[Stored data entries]
■ ■ ■ ■

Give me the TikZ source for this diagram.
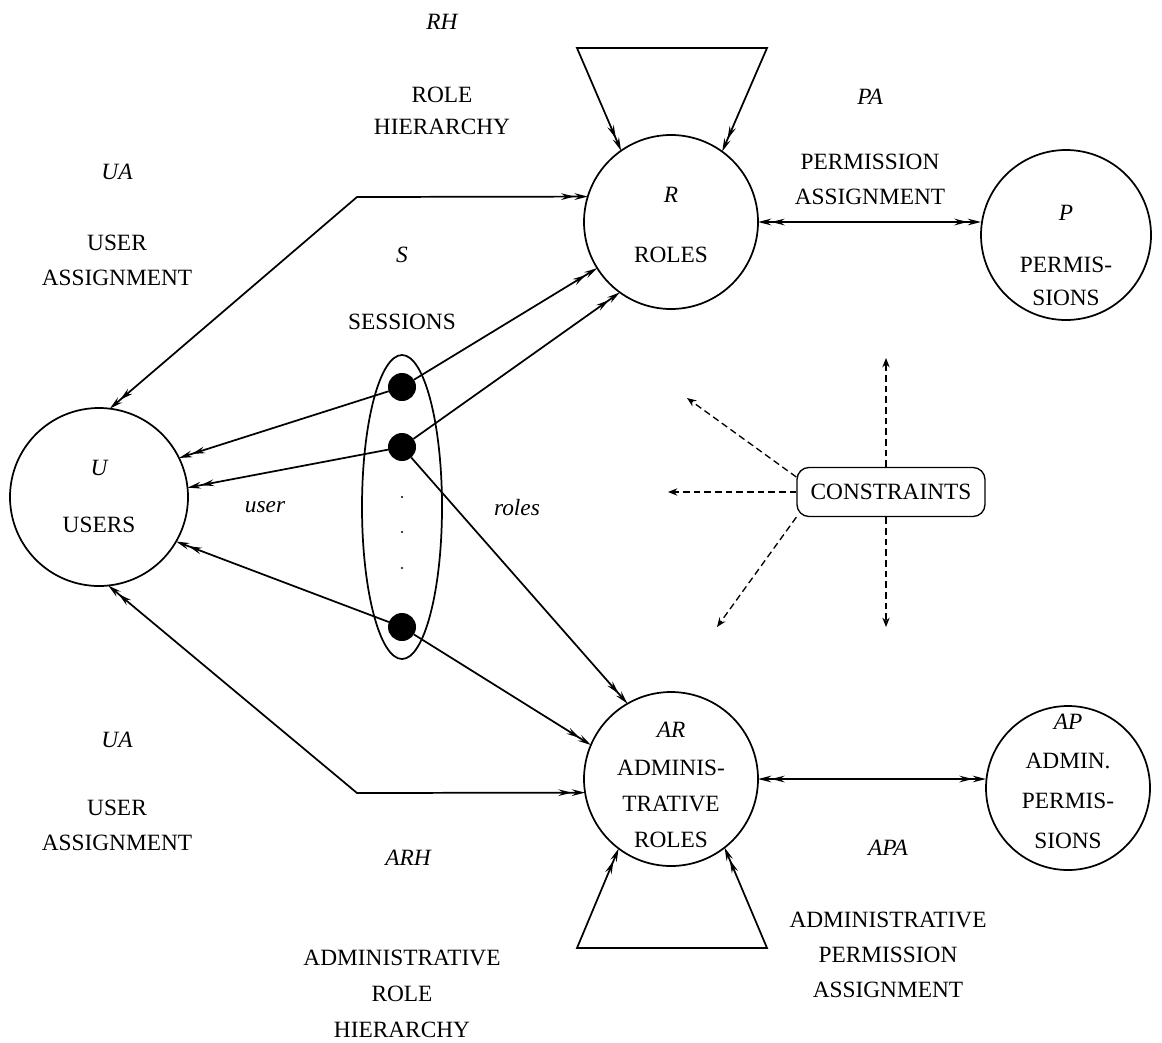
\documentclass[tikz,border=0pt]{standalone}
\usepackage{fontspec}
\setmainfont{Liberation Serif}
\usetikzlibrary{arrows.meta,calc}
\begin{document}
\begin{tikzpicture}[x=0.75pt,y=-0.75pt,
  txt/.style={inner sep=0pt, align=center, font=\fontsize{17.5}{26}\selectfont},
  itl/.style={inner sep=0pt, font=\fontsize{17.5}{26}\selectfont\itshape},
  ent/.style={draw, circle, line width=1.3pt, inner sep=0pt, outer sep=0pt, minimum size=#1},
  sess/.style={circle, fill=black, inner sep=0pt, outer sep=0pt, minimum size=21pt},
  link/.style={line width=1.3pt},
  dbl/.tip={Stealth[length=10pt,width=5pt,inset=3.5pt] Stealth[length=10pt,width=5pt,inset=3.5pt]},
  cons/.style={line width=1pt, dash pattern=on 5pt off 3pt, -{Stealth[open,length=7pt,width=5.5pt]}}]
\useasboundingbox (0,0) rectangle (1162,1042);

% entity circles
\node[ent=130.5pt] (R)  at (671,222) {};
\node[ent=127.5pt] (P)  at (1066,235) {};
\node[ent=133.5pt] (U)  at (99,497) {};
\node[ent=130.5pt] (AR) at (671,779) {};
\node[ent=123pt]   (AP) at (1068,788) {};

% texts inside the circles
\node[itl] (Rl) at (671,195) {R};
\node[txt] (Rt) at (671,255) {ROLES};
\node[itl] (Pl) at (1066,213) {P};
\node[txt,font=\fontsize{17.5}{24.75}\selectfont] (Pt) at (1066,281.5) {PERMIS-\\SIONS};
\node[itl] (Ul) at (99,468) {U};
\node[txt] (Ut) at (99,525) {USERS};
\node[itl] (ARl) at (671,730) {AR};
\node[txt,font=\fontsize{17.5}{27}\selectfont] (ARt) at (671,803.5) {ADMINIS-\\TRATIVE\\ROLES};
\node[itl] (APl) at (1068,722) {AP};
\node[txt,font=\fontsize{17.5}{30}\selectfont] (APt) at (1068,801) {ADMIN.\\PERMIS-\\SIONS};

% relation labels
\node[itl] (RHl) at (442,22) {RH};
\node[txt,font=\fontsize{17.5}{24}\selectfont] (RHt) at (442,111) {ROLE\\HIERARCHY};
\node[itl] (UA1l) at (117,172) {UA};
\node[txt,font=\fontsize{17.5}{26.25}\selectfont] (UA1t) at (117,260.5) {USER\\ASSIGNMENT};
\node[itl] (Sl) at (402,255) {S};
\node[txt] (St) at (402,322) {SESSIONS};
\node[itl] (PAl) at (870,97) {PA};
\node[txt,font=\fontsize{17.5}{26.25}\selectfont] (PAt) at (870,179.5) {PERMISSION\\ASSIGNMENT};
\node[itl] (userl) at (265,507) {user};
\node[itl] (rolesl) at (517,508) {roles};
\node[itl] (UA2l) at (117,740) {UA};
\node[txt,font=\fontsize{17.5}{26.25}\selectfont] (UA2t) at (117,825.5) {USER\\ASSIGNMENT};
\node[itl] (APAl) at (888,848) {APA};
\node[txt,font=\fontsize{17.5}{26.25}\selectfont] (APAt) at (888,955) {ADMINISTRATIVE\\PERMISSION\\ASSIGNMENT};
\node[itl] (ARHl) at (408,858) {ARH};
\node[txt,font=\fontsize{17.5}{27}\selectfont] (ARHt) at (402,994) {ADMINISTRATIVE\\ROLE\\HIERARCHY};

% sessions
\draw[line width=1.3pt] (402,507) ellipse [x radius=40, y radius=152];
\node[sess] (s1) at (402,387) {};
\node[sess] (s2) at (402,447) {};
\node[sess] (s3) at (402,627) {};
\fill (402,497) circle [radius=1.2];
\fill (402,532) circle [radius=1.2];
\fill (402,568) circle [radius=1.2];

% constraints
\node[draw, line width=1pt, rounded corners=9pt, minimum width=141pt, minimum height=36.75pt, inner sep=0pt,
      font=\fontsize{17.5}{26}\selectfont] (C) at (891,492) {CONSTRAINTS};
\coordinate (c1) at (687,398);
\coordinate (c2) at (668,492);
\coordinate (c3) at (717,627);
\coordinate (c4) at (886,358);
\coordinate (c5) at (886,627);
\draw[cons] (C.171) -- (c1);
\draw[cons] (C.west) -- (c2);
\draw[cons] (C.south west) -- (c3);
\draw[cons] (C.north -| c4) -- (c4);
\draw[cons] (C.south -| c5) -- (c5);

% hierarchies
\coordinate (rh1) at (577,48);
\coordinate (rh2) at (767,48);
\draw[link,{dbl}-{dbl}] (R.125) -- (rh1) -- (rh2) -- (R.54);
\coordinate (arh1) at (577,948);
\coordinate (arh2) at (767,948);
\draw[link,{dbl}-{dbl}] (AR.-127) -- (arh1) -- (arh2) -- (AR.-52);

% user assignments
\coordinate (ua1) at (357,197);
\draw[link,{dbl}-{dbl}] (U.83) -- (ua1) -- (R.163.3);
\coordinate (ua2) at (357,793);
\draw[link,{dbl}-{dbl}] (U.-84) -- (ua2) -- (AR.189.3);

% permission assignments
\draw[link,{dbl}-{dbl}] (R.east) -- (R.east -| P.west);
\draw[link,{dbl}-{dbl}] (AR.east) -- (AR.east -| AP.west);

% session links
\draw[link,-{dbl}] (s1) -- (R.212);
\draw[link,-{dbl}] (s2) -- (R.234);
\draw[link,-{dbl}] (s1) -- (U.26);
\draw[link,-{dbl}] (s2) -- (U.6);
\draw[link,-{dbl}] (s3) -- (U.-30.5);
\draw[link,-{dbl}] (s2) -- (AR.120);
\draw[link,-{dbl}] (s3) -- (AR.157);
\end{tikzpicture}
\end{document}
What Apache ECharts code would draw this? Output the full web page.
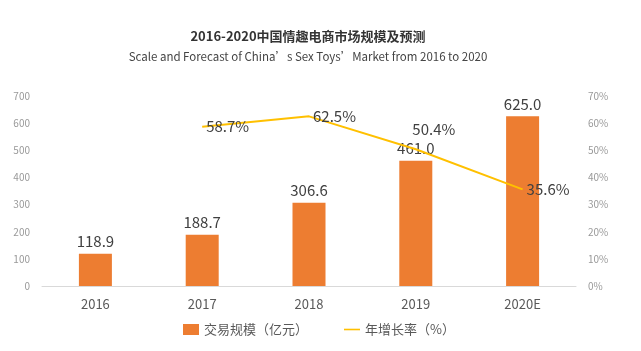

■ ■ ■ ■

Please transcribe the material above exactly as written. Leave the pictures out.

Give me the TikZ source for this diagram.
\documentclass[tikz,border=0pt]{standalone}
\usepackage{fontspec}
\setmainfont{Liberation Serif}
\usetikzlibrary{arrows.meta,calc}
\begin{document}
\begin{tikzpicture}[x=0.75pt,y=-0.75pt,
  txt/.style={inner sep=0pt, align=center, font=\fontsize{17.5}{26}\selectfont},
  itl/.style={inner sep=0pt, font=\fontsize{17.5}{26}\selectfont\itshape},
  ent/.style={draw, circle, line width=1.3pt, inner sep=0pt, outer sep=0pt, minimum size=#1},
  sess/.style={circle, fill=black, inner sep=0pt, outer sep=0pt, minimum size=21pt},
  link/.style={line width=1.3pt},
  dbl/.tip={Stealth[length=10pt,width=5pt,inset=3.5pt] Stealth[length=10pt,width=5pt,inset=3.5pt]},
  cons/.style={line width=1pt, dash pattern=on 5pt off 3pt, -{Stealth[open,length=7pt,width=5.5pt]}}]
\useasboundingbox (0,0) rectangle (1162,1042);

% entity circles
\node[ent=130.5pt] (R)  at (671,222) {};
\node[ent=127.5pt] (P)  at (1066,235) {};
\node[ent=133.5pt] (U)  at (99,497) {};
\node[ent=130.5pt] (AR) at (671,779) {};
\node[ent=123pt]   (AP) at (1068,788) {};

% texts inside the circles
\node[itl] (Rl) at (671,195) {R};
\node[txt] (Rt) at (671,255) {ROLES};
\node[itl] (Pl) at (1066,213) {P};
\node[txt,font=\fontsize{17.5}{24.75}\selectfont] (Pt) at (1066,281.5) {PERMIS-\\SIONS};
\node[itl] (Ul) at (99,468) {U};
\node[txt] (Ut) at (99,525) {USERS};
\node[itl] (ARl) at (671,730) {AR};
\node[txt,font=\fontsize{17.5}{27}\selectfont] (ARt) at (671,803.5) {ADMINIS-\\TRATIVE\\ROLES};
\node[itl] (APl) at (1068,722) {AP};
\node[txt,font=\fontsize{17.5}{30}\selectfont] (APt) at (1068,801) {ADMIN.\\PERMIS-\\SIONS};

% relation labels
\node[itl] (RHl) at (442,22) {RH};
\node[txt,font=\fontsize{17.5}{24}\selectfont] (RHt) at (442,111) {ROLE\\HIERARCHY};
\node[itl] (UA1l) at (117,172) {UA};
\node[txt,font=\fontsize{17.5}{26.25}\selectfont] (UA1t) at (117,260.5) {USER\\ASSIGNMENT};
\node[itl] (Sl) at (402,255) {S};
\node[txt] (St) at (402,322) {SESSIONS};
\node[itl] (PAl) at (870,97) {PA};
\node[txt,font=\fontsize{17.5}{26.25}\selectfont] (PAt) at (870,179.5) {PERMISSION\\ASSIGNMENT};
\node[itl] (userl) at (265,507) {user};
\node[itl] (rolesl) at (517,508) {roles};
\node[itl] (UA2l) at (117,740) {UA};
\node[txt,font=\fontsize{17.5}{26.25}\selectfont] (UA2t) at (117,825.5) {USER\\ASSIGNMENT};
\node[itl] (APAl) at (888,848) {APA};
\node[txt,font=\fontsize{17.5}{26.25}\selectfont] (APAt) at (888,955) {ADMINISTRATIVE\\PERMISSION\\ASSIGNMENT};
\node[itl] (ARHl) at (408,858) {ARH};
\node[txt,font=\fontsize{17.5}{27}\selectfont] (ARHt) at (402,994) {ADMINISTRATIVE\\ROLE\\HIERARCHY};

% sessions
\draw[line width=1.3pt] (402,507) ellipse [x radius=40, y radius=152];
\node[sess] (s1) at (402,387) {};
\node[sess] (s2) at (402,447) {};
\node[sess] (s3) at (402,627) {};
\fill (402,497) circle [radius=1.2];
\fill (402,532) circle [radius=1.2];
\fill (402,568) circle [radius=1.2];

% constraints
\node[draw, line width=1pt, rounded corners=9pt, minimum width=141pt, minimum height=36.75pt, inner sep=0pt,
      font=\fontsize{17.5}{26}\selectfont] (C) at (891,492) {CONSTRAINTS};
\coordinate (c1) at (687,398);
\coordinate (c2) at (668,492);
\coordinate (c3) at (717,627);
\coordinate (c4) at (886,358);
\coordinate (c5) at (886,627);
\draw[cons] (C.171) -- (c1);
\draw[cons] (C.west) -- (c2);
\draw[cons] (C.south west) -- (c3);
\draw[cons] (C.north -| c4) -- (c4);
\draw[cons] (C.south -| c5) -- (c5);

% hierarchies
\coordinate (rh1) at (577,48);
\coordinate (rh2) at (767,48);
\draw[link,{dbl}-{dbl}] (R.125) -- (rh1) -- (rh2) -- (R.54);
\coordinate (arh1) at (577,948);
\coordinate (arh2) at (767,948);
\draw[link,{dbl}-{dbl}] (AR.-127) -- (arh1) -- (arh2) -- (AR.-52);

% user assignments
\coordinate (ua1) at (357,197);
\draw[link,{dbl}-{dbl}] (U.83) -- (ua1) -- (R.163.3);
\coordinate (ua2) at (357,793);
\draw[link,{dbl}-{dbl}] (U.-84) -- (ua2) -- (AR.189.3);

% permission assignments
\draw[link,{dbl}-{dbl}] (R.east) -- (R.east -| P.west);
\draw[link,{dbl}-{dbl}] (AR.east) -- (AR.east -| AP.west);

% session links
\draw[link,-{dbl}] (s1) -- (R.212);
\draw[link,-{dbl}] (s2) -- (R.234);
\draw[link,-{dbl}] (s1) -- (U.26);
\draw[link,-{dbl}] (s2) -- (U.6);
\draw[link,-{dbl}] (s3) -- (U.-30.5);
\draw[link,-{dbl}] (s2) -- (AR.120);
\draw[link,-{dbl}] (s3) -- (AR.157);
\end{tikzpicture}
\end{document}
What Apache ECharts code would draw this? Output the full web page.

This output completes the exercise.